Walkenhorst Family

Walkenhorst Family

Thursday, November 25, 2010

Uncle Nino

Emily and I watched a movie this week called 'Uncle Nino.' It's about a man from Italy who travels to America to visit his nephew, Robert Micelli, and his wife and children. His primary purpose is to visit the grave of his brother, but he spends a couple of weeks with Robert whom he hasn't seen since Robert was a child. The contrast between Nino's life in Italy and the Micellis' life in Illinois is pretty amusing.

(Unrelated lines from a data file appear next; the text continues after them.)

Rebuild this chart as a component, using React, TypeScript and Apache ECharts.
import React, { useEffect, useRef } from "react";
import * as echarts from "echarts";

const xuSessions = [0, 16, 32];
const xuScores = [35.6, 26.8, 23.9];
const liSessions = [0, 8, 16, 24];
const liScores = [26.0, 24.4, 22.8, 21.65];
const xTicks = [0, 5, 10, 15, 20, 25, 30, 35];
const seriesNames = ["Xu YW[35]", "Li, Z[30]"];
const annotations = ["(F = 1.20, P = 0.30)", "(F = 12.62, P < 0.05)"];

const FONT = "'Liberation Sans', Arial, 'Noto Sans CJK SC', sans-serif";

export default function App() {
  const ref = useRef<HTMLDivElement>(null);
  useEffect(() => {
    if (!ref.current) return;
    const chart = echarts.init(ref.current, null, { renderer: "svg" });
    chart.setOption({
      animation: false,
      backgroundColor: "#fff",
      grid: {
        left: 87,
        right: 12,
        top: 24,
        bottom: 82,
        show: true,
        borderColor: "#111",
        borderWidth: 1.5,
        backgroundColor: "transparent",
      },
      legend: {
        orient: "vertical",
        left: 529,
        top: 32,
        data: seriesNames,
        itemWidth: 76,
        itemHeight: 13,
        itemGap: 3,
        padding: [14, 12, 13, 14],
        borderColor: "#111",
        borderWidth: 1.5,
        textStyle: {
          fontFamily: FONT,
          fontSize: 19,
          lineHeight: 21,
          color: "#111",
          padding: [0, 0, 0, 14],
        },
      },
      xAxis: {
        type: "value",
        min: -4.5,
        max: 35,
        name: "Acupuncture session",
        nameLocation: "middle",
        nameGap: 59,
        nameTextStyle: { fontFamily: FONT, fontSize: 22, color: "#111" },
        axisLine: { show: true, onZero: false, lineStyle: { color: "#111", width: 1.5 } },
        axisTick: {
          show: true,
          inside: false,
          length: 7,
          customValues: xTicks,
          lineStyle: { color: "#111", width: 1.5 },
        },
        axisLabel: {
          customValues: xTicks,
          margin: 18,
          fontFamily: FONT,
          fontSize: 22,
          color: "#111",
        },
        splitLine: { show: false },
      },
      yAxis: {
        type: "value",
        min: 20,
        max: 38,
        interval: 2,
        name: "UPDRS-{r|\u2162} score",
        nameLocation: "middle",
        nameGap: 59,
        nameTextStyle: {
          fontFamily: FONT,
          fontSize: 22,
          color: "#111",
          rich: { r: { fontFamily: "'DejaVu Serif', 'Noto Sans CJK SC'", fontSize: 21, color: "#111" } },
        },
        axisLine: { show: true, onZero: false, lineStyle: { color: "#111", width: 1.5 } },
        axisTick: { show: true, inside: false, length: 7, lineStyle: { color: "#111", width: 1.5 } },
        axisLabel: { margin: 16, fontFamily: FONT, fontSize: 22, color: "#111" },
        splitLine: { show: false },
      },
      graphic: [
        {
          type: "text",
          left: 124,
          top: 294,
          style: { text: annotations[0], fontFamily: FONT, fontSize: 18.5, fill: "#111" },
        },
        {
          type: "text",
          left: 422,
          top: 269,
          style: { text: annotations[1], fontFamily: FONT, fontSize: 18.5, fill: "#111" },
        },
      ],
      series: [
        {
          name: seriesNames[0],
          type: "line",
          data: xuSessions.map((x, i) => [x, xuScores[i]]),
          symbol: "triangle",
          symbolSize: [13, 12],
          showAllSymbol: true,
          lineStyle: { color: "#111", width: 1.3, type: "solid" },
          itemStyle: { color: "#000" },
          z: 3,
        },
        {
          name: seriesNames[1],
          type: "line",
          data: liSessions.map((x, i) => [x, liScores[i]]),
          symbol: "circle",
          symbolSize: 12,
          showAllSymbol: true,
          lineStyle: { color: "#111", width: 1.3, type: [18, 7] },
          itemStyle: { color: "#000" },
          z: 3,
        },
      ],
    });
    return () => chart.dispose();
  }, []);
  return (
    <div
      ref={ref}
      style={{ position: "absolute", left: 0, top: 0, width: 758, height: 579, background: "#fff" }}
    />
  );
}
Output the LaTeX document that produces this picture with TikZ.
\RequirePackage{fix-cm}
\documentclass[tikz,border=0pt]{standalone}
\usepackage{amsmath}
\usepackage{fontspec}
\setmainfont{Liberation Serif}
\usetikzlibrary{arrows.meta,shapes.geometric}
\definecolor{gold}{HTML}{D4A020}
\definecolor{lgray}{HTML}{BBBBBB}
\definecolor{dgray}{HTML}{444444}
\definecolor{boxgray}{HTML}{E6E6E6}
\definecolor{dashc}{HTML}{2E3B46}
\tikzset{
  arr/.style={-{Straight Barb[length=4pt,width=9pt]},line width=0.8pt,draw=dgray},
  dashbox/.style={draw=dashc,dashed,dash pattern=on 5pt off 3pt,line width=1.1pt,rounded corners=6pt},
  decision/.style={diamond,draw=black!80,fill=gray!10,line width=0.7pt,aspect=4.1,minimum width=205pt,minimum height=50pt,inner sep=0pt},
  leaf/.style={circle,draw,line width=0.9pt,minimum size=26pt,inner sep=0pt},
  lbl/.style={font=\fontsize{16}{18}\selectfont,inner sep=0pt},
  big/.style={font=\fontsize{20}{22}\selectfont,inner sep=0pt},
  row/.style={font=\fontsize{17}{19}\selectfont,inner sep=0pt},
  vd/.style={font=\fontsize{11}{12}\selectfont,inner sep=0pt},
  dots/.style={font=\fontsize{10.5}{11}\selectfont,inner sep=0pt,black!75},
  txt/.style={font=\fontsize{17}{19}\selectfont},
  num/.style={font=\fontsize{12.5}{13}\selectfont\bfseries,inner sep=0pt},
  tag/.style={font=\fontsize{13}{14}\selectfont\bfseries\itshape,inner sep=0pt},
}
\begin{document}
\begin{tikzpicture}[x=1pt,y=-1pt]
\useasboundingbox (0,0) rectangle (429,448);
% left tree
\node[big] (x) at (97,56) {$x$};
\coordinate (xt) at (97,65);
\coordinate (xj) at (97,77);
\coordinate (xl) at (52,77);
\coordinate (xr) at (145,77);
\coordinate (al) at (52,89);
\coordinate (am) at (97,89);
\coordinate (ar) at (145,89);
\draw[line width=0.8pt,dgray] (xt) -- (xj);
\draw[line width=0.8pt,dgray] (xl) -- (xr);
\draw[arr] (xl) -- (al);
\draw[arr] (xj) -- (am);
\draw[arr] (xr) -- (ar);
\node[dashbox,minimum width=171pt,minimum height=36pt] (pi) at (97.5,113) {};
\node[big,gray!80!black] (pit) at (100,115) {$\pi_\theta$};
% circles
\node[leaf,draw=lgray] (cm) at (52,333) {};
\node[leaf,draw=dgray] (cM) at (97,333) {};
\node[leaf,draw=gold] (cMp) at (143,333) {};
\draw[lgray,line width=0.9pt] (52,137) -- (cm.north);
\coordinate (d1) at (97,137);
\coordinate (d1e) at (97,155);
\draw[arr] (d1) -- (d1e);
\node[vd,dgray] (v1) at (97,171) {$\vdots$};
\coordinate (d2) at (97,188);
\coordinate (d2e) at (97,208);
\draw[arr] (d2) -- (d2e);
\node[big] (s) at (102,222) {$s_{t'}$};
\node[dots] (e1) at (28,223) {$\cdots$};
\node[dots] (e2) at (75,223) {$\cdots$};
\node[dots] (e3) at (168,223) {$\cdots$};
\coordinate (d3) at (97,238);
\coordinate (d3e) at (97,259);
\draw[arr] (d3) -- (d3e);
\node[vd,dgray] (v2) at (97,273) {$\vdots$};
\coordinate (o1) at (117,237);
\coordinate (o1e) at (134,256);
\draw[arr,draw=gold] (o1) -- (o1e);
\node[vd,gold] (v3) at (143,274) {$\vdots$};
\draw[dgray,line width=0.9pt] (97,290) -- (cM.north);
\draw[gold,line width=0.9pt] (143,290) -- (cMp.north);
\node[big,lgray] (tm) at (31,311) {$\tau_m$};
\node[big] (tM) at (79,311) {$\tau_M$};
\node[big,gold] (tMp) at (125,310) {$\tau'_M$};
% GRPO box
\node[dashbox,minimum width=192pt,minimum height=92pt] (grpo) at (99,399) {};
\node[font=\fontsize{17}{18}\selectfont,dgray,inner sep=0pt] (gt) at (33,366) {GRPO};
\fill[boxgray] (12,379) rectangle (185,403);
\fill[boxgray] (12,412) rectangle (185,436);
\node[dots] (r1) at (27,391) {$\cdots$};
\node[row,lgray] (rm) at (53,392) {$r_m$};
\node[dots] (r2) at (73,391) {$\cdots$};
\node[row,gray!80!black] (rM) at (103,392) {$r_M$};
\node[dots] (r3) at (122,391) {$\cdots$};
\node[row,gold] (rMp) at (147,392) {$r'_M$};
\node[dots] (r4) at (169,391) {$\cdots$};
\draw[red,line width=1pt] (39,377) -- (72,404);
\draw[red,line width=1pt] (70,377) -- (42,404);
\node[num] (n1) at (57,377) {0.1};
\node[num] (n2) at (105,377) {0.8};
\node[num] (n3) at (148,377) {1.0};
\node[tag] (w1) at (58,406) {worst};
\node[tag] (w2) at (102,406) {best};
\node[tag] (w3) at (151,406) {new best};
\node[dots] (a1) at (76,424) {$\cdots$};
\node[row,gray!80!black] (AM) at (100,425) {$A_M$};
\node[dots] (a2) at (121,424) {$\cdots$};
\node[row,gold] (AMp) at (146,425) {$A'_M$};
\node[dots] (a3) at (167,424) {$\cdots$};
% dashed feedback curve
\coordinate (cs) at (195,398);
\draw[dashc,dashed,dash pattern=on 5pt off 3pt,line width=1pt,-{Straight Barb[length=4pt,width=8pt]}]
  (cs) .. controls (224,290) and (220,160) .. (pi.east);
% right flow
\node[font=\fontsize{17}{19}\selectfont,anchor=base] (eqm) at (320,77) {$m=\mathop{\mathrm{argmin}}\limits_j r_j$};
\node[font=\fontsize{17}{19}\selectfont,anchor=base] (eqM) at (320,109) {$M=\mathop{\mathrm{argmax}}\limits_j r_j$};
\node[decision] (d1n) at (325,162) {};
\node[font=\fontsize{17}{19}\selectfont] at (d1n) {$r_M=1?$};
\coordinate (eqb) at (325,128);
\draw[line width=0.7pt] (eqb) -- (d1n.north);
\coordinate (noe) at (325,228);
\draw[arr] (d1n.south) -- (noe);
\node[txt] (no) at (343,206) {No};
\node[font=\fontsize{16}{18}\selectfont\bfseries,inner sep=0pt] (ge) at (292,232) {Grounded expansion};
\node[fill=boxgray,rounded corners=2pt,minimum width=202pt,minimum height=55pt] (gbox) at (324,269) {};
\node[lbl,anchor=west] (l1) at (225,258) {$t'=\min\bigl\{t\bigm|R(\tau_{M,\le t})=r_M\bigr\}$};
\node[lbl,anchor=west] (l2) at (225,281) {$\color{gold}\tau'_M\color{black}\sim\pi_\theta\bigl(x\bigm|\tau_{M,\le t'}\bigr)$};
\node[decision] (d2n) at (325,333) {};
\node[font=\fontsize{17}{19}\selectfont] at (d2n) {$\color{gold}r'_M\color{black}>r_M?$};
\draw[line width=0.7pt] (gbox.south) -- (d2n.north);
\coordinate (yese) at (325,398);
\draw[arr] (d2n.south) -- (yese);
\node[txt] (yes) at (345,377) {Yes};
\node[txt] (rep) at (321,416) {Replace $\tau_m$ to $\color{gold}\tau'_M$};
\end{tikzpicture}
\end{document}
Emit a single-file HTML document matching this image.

Nino is shown first in a beautiful little Italian village leisurely feeding himself and his dogs on the morning of his trip. He takes his suitcases out of his house to wait for a friend to pick him up and spends some time in his nice clothes gardening while he waits. On arriving at their destination, the friend asks Nino where his hat is. Realizing he forgot it at home, the friend gives him the hat he's wearing. The Micellis are shown next and they can't seem to slow down. The father is working hard to obtain a promotion; the mother is busy running errands and trying to keep her family together; the children have issues with school and home; and no one has time for each other ... or for Uncle Nino.

Somehow, Nino gets to know the family in spite of their lifestyle and helps them draw closer together. It's a really sweet story and too complicated to summarize so briefly, but hopefully that gives you a an idea of what it's about. I highly recommend it. It's a feel-good movie with all around good morals.

One of the basic messages, of course, is SLOW DOWN!! Life's too short to be so fast-paced. To really enjoy it, we need to focus on the things that matter most. Here's an easy example - 'family is more valuable than money' - according to a fortune cookie I got about 8 years ago. I keep it in my wallet just to remind myself.

And if family is more important than money, then a lot of us in America should probably work a little less and spend more time with our families. Of course that would necessarily mean less money. And that would mean we should be content with less. Henry David Thoreau was a good example of frugality. Thoreau's friend Ralph Waldo Emerson wrote of him: "He chose to be rich by making his wants few, and supplying them himself." Maybe we should rethink our definition of 'rich'.

Henry David Thoreau

Thoreau himself tells us in 'Walden', "we live meanly, like ants; .... Our life is frittered away by detail. An honest man has hardly need to count more than his ten fingers, or in extreme cases he may add his ten toes, and lump the rest. Simplicity, simplicity, simplicity! I say, let your affairs be as two or three, and not a hundred or a thousand; instead of a million count half a dozen, and keep your accounts on your thumb-nail. .... Simplify, simplify. Instead of three meals a day, if it be necessary eat but one; instead of a hundred dishes, five; and reduce other things in proportion. .... The nation itself, with all its so-called internal improvements, which, by the way are all external and superficial, is just such an unwieldy and overgrown establishment, cluttered with furniture and tripped up by its own traps, ruined by luxury and heedless expense, by want of calculation and a worthy aim, as the million households in the land; and the only cure for it, as for them, is in a rigid economy, a stern and more than Spartan simplicity of life and elevation of purpose. It lives too fast."

Interesting when you think about the state of the world economy and the calls for government measures of austerity throughout Europe. Shouldn't we the people, who have lived so high for so long on borrowed money, lead the way in scaling back our own needs and wants? Couldn't we take a lesson from Thoreau and simplify our lives? Wouldn't it be worth it to slow down a little and focus on the things that are most important - even if that means we have to sacrifice some of the things that we love, but that are less important?

Gandhi, recognizing his country's addiction to the luxuries of Great Britain, preached simplicity and austerity ... and he lived by his words. He was among the upper caste in India's social structure. He was educated as a barrister in England and could have had a relatively luxurious life. But his addiction to truth required that he search for his purpose in life and that he live a life of integrity according to the truths that he found. And this search led him to live a very simple life. Hard to argue with the wisdom of a man like Gandhi.

I'm not as brave as Thoreau and Gandhi, but I am willing to scale back my material wants if that's what my family needs. I loved the movie 'Uncle Nino' for that message of proper priorities. And I wish I had the courage to scale back even more. But for now, I will try to keep a balance in my life and remember that no matter what, nothing is worth the sacrifice of peace in my home and happiness in the lives of my wife and children.